**PROBLEM:** Search the data for the word "React" and copy every line where it occurs.

--- START OF SOURCE RECORDS ---

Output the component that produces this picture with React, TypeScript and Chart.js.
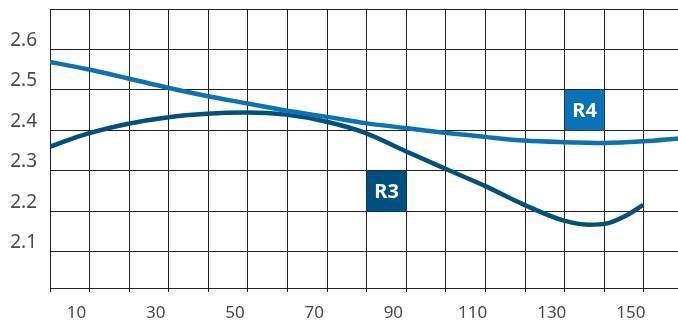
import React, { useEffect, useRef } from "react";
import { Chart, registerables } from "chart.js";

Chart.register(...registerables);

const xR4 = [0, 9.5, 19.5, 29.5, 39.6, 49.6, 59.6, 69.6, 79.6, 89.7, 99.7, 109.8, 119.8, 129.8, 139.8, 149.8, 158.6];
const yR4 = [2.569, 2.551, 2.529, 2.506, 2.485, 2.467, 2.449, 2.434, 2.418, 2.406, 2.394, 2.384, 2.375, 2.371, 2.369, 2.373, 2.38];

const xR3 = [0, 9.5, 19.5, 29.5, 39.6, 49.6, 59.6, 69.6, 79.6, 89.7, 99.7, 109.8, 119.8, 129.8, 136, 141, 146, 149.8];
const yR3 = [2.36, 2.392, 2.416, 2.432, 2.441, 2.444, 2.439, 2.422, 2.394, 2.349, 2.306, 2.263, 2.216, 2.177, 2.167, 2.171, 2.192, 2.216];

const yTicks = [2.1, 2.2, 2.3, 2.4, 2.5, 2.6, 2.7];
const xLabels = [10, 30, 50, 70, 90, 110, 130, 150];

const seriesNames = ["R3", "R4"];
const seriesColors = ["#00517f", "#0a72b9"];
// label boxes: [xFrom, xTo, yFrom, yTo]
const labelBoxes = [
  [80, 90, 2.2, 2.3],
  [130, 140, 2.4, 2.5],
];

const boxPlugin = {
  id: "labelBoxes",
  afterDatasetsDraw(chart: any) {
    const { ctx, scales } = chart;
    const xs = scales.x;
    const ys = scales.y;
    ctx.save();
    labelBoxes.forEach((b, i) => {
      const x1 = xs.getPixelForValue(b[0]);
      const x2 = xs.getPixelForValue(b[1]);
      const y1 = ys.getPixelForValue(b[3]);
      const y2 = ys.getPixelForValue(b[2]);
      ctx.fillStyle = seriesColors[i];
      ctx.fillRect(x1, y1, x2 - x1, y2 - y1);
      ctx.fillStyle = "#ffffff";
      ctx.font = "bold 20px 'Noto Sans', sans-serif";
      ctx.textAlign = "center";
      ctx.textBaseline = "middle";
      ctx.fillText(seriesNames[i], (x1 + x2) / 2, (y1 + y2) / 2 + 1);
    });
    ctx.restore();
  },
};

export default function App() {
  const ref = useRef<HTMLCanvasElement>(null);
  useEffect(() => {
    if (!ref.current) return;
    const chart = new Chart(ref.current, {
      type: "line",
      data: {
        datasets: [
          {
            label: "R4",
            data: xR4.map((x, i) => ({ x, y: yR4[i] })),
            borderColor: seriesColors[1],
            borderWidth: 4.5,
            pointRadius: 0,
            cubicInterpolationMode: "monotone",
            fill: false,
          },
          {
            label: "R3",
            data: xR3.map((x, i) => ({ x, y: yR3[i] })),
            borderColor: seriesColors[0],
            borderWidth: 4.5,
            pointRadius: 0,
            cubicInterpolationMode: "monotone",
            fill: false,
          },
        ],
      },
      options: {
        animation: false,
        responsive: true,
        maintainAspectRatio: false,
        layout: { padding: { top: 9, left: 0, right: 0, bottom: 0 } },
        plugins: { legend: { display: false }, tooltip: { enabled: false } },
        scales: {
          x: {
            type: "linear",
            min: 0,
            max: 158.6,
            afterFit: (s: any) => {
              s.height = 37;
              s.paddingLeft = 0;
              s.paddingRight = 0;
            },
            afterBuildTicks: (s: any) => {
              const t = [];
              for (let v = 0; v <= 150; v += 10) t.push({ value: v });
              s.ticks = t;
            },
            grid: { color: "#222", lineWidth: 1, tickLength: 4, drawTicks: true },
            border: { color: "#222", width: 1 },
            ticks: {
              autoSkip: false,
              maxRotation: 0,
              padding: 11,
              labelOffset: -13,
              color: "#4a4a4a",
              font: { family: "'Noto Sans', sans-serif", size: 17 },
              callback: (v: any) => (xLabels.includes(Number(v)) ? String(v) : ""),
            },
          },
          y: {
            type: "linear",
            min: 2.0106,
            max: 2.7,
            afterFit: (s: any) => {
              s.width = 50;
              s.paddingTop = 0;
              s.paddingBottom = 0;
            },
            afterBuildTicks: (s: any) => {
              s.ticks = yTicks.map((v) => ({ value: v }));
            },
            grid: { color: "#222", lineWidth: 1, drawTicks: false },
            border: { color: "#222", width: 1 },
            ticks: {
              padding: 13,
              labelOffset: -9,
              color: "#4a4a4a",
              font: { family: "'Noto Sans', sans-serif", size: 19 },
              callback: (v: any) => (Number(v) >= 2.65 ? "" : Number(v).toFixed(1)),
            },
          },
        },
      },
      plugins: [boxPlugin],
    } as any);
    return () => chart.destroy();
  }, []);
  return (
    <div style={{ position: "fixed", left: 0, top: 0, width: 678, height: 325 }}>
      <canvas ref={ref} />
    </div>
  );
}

--- END OF SOURCE RECORDS ---
--- START OF SOURCE RECORDS ---

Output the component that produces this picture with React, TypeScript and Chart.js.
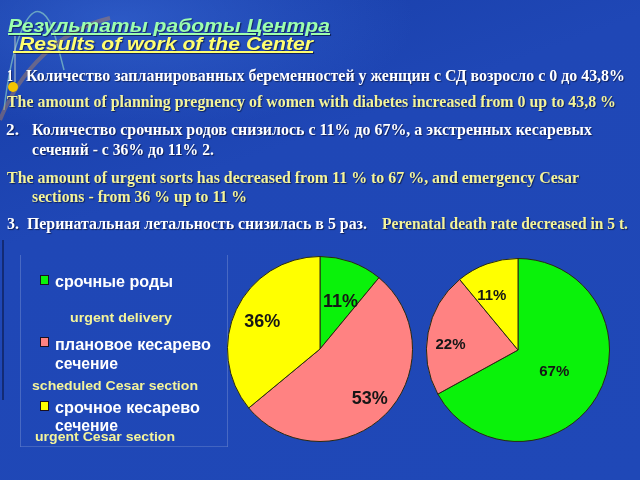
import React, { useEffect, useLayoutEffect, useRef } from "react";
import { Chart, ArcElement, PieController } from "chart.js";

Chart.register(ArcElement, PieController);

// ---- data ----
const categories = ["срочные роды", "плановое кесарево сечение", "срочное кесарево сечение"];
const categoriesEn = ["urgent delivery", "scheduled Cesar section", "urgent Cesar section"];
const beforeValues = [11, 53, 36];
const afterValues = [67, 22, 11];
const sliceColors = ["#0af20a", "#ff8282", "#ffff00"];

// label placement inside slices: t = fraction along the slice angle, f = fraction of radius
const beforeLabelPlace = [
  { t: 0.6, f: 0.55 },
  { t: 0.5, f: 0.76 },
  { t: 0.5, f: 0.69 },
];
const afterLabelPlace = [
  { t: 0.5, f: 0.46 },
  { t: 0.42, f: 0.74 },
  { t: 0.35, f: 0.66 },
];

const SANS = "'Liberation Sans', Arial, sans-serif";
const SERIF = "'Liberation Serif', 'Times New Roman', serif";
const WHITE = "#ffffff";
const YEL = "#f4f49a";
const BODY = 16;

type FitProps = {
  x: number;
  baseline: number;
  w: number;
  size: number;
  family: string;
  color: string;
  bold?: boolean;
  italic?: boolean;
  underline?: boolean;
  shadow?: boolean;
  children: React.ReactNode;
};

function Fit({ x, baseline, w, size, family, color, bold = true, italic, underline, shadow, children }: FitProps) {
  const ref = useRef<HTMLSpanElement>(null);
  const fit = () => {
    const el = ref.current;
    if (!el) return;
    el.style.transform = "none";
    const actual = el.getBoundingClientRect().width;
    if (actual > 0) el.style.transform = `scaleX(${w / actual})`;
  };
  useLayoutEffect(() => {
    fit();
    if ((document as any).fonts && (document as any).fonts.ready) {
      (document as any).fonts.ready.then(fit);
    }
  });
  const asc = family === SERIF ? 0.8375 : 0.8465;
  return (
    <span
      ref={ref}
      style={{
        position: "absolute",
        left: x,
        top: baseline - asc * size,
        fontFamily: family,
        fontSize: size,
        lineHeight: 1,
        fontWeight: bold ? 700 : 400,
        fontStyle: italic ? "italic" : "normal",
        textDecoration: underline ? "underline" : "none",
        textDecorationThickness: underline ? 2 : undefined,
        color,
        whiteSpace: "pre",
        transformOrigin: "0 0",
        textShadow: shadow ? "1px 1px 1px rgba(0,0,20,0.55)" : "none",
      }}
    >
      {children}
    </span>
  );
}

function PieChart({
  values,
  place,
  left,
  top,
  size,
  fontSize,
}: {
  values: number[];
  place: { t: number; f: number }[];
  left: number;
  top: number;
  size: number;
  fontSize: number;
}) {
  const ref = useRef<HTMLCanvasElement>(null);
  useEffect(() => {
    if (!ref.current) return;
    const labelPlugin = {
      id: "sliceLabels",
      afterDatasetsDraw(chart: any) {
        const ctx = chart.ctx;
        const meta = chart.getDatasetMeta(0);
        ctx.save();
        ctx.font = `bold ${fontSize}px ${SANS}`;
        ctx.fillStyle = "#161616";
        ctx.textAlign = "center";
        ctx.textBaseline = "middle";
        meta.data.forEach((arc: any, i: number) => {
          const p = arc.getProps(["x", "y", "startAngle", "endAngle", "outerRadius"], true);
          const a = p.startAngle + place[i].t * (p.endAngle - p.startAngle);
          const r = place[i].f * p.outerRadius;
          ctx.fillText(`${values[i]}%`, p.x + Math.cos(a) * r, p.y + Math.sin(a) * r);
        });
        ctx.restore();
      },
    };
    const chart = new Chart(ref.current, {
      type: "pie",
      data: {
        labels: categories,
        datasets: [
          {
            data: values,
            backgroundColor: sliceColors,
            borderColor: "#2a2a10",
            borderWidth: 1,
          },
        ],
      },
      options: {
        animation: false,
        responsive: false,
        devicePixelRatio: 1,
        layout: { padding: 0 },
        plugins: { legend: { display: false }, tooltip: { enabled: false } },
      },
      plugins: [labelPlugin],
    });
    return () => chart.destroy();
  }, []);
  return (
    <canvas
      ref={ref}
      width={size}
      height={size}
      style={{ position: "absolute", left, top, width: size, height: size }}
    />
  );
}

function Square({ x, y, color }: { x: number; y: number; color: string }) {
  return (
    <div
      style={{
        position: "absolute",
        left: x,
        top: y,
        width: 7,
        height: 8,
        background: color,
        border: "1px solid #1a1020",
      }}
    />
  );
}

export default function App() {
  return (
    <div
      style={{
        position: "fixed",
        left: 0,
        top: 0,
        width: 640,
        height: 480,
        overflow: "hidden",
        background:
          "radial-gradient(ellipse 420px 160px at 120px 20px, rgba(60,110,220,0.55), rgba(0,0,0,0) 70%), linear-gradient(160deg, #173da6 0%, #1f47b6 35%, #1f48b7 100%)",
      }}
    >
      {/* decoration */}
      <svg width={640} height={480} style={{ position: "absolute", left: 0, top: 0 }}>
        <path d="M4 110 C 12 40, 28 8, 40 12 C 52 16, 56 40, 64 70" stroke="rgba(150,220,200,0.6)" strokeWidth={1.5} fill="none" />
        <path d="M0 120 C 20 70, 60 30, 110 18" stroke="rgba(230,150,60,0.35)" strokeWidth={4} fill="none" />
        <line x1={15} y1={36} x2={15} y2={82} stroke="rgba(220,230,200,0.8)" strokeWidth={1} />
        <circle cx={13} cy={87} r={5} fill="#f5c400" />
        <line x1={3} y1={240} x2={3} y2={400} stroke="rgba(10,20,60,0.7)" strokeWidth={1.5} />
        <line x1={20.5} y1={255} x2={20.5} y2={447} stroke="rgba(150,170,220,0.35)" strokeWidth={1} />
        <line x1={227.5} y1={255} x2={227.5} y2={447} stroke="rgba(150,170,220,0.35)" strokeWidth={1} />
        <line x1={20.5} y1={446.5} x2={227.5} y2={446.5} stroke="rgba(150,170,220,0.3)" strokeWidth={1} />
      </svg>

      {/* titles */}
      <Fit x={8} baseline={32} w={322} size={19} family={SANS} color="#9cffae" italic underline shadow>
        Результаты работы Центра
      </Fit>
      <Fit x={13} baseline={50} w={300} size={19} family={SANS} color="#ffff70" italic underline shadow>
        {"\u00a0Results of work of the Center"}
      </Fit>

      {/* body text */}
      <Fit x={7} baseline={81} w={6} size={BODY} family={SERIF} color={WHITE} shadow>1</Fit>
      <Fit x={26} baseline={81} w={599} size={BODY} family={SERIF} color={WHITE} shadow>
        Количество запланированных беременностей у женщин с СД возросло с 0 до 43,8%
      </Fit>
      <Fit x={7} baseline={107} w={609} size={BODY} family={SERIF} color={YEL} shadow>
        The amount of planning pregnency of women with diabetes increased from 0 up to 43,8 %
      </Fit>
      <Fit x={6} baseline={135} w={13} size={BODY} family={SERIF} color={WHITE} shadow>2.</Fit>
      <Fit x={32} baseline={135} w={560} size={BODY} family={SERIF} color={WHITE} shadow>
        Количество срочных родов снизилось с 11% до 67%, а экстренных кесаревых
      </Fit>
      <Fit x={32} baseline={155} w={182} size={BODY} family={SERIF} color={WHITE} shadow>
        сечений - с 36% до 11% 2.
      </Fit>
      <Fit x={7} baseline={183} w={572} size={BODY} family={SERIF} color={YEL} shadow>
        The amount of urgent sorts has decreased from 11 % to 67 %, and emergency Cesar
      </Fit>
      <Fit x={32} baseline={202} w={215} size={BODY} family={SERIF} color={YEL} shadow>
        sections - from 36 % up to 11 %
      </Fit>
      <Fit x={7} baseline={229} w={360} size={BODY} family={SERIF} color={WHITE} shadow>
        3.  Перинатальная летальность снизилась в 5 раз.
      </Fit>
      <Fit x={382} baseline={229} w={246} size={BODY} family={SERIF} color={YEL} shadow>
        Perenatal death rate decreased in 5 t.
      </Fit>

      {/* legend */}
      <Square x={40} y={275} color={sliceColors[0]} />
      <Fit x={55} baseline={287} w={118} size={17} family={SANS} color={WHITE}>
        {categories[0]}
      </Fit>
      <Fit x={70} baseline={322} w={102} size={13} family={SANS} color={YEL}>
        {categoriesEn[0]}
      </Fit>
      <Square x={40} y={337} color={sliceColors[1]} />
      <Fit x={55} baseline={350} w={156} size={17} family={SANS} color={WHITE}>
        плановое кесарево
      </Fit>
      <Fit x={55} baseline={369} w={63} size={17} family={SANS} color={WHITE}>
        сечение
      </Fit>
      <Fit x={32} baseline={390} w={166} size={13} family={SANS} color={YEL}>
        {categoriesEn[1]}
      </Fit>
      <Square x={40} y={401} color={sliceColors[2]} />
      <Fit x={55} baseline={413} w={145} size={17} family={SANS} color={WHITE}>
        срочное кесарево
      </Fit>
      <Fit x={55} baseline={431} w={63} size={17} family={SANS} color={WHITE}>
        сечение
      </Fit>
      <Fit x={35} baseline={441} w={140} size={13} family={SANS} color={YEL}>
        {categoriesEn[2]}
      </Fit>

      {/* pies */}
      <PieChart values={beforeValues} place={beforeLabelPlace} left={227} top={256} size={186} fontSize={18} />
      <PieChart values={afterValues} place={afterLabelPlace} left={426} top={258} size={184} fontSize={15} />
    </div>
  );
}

--- END OF SOURCE RECORDS ---

**EXPECTED ANSWER:**
Output the component that produces this picture with React, TypeScript and Chart.js.
import React, { useEffect, useRef } from "react";
Output the component that produces this picture with React, TypeScript and Chart.js.
import React, { useEffect, useLayoutEffect, useRef } from "react";
  children: React.ReactNode;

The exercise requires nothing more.